**Do this**
The line holding "Pie, Cell, Legend" is the last one to output; start at the first line of the data, keep every line in between exactly, and leave out pictures.

-------- Provided data --------

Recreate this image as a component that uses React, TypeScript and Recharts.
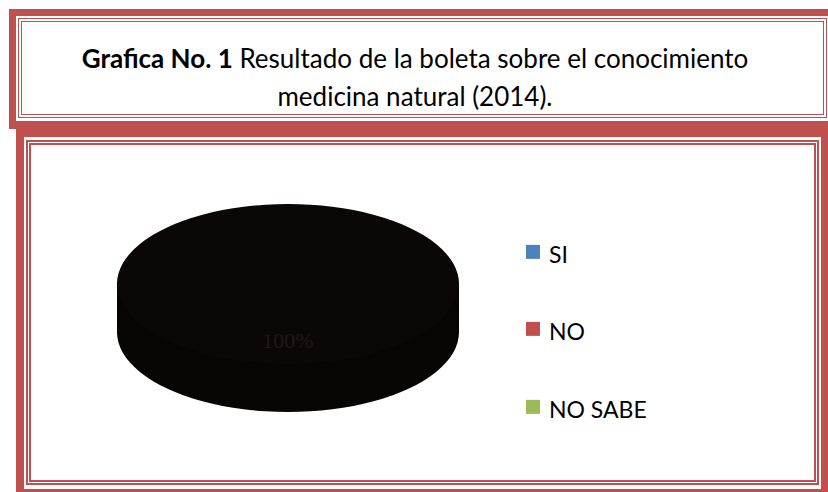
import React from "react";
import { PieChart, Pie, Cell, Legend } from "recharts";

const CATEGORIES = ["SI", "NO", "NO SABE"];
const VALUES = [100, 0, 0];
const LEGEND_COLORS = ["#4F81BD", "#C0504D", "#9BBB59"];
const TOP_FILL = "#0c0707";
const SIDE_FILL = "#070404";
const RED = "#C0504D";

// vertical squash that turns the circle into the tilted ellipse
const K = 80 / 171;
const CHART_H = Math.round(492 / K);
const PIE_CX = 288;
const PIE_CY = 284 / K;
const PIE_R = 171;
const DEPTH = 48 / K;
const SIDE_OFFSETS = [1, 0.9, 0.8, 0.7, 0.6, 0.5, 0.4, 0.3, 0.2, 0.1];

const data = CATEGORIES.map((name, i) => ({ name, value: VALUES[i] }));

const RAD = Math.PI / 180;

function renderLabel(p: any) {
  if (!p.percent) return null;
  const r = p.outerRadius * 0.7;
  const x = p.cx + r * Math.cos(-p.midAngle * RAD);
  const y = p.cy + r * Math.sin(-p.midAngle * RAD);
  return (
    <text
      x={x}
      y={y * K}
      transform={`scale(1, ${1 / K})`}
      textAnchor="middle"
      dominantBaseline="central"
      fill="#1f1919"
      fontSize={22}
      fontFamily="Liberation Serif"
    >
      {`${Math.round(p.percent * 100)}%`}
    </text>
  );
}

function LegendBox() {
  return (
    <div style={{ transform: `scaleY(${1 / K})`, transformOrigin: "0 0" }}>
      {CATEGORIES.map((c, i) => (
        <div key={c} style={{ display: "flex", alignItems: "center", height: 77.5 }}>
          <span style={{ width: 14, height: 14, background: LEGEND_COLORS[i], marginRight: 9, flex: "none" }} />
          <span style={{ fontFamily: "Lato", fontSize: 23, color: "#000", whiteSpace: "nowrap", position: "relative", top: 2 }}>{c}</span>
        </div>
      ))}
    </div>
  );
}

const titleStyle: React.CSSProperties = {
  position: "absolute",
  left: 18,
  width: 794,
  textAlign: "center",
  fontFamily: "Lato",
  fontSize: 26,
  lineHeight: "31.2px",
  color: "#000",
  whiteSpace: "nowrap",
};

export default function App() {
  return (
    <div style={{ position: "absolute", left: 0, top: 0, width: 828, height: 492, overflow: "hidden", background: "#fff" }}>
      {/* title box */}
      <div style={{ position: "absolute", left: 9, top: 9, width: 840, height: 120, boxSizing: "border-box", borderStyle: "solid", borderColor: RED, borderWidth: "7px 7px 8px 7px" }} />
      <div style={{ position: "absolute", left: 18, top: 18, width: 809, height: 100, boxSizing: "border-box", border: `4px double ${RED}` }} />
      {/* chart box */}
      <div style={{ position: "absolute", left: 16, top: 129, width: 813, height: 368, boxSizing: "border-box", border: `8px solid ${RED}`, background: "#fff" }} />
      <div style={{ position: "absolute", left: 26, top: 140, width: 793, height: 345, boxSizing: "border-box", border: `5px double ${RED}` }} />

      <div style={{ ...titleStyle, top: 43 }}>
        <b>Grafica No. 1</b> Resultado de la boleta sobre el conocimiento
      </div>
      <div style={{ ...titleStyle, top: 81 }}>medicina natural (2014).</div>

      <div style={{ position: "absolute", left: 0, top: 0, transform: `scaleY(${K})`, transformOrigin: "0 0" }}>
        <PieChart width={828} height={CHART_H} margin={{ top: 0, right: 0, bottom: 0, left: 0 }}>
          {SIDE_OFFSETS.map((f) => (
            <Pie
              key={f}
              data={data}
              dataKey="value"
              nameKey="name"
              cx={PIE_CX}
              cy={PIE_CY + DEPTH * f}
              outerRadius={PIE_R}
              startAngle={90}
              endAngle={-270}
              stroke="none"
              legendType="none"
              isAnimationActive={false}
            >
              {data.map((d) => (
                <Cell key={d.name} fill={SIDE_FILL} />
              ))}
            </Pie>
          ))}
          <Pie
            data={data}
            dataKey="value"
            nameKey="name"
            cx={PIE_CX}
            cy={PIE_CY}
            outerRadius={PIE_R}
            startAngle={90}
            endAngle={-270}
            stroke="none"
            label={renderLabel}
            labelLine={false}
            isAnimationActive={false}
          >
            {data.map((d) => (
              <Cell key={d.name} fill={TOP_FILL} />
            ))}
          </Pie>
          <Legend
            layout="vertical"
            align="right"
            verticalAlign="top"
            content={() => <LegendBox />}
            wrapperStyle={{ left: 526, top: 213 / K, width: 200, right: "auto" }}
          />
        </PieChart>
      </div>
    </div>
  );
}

--------

**Solution to this exercise**
Recreate this image as a component that uses React, TypeScript and Recharts.
import React from "react";
import { PieChart, Pie, Cell, Legend } from "recharts";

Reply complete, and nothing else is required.